In 1927, at the age of 46, Esther retired from the theater. It was at this time that her interest in poetry bloomed, and she became a regular on national radio programs, reading her poems. Her book, “One-A-Penny: One Hundred Poems” was self-published in 1932 when she was 51 years of age.
Esther's nephew, Karl Tyndall Dworak, son of her sister Anna, apparently was responsible for printing Esther's book of poetry. The copyright page states that it was “Hand Printed and Bound by The Tyndall Press, Madison, CT, U.S.A.” As printing does not appear to have been Mr. Dworak's profession (he was a civil engineer), I'm assuming it was a hobby and was done as a labor of love for his aunt. I wonder if he would be surprised or pleased that a few of his creations survive to this day!
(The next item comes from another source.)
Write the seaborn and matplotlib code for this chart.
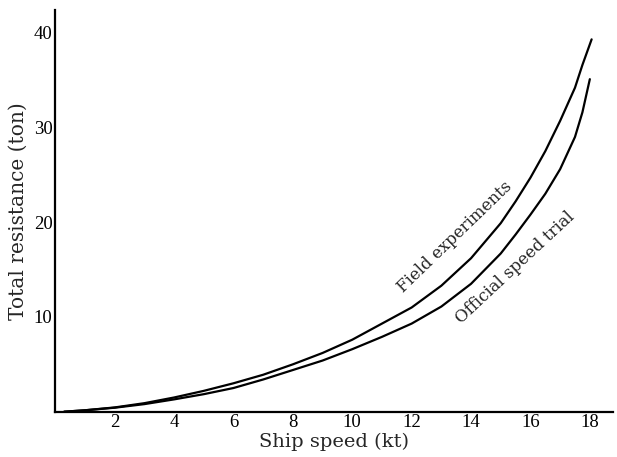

At any rate, Esther leaves us with some charming pieces to ponder. She died 22 May 1955 in Connecticut. Her home was in Madison, CT at that time. She was 74 years old.
[article from The Daily Plainsman, Huron, South Dakota, Saturday October 25, 1930]
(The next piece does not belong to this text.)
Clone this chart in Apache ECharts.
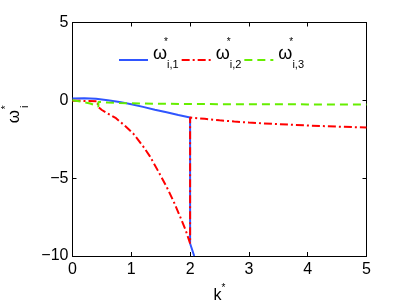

One-A-Penny: One Hundred Poems
(1932)
by Esther Pinch
I can remember my first day of spring.
I was so small, so very very small.
The grass was tall.
The air was like a spreading crystal pool,
So warm, so cool:
And marvelously smooth and clear and high
Was all the sky.
Across the grass the shadow, where a bird
Flew past unheard.
It was the first time I had seen a day
In that clear way!
Now I can just recall, remembering.
The mirror in my room is misty
as if covered
With a film of the reflections
that have passed before its face,
And I see myself but dimly
as I see the trees and house tops,
Through curtains made of lace.
I see myself but dimly
as if I were entangled
With neckties, rouge and powder,
with vanity and tears,
With passion, grace and laughter,
caught in a strange deposit
And faded with the years.
Why should I care greatly
If love pass me by?
There is always weather,
And a sweep of sky,
Wild and thrilling motion
Of clouds swift in flight,
And the endless majesty
Of stars at night.
Love may sometimes bring delight—
Just as often pain,
But is it at any time
Sweet as summer rain?
In November I've seen clouds
Purple as a stretch of heather,
And I've walked through winter streets
Where the air was all a-feather,
And the snow flakes and myself
Walked like friends together.
The rain upon the ocean shore
Is different from the inland rain;
It has a tang of restless pain,
Of tides, and waves which beat and roar.
There is the spice of tropic breeze
Where on gold shores warm water laps,
And mermaids juggle pearls, perhaps,
In coral groves beneath the seas.
There's typhoon, and the cry that lingers
From sea-gulls, and from men who die
Alone, - these things all blend and try
To touch me with their salty fingers.
Sorrow made me
Grow a hedge
Round my heart,
A bright green edge
Where leaves sway
And wild birds sing.
If some day
You have something
Special, you
Would say to me,
Part the branches
Carefully;
Part them with
Great skill, because
There are thorns
As sharp as claws.
There are no leaves to hold the wind;
It quietly slips through
A web of branches, and the sky
Above is sharply blue.
Only a memory from which
Both joy and pain have fled
Could be so delicately white,
So exquisitely dead.
Bird Patterns
I would not care for wealth or fame or love
Or twisted misery - if only I
Might never lose the sense that the wide sky,
Held circling patterns made by flying birds.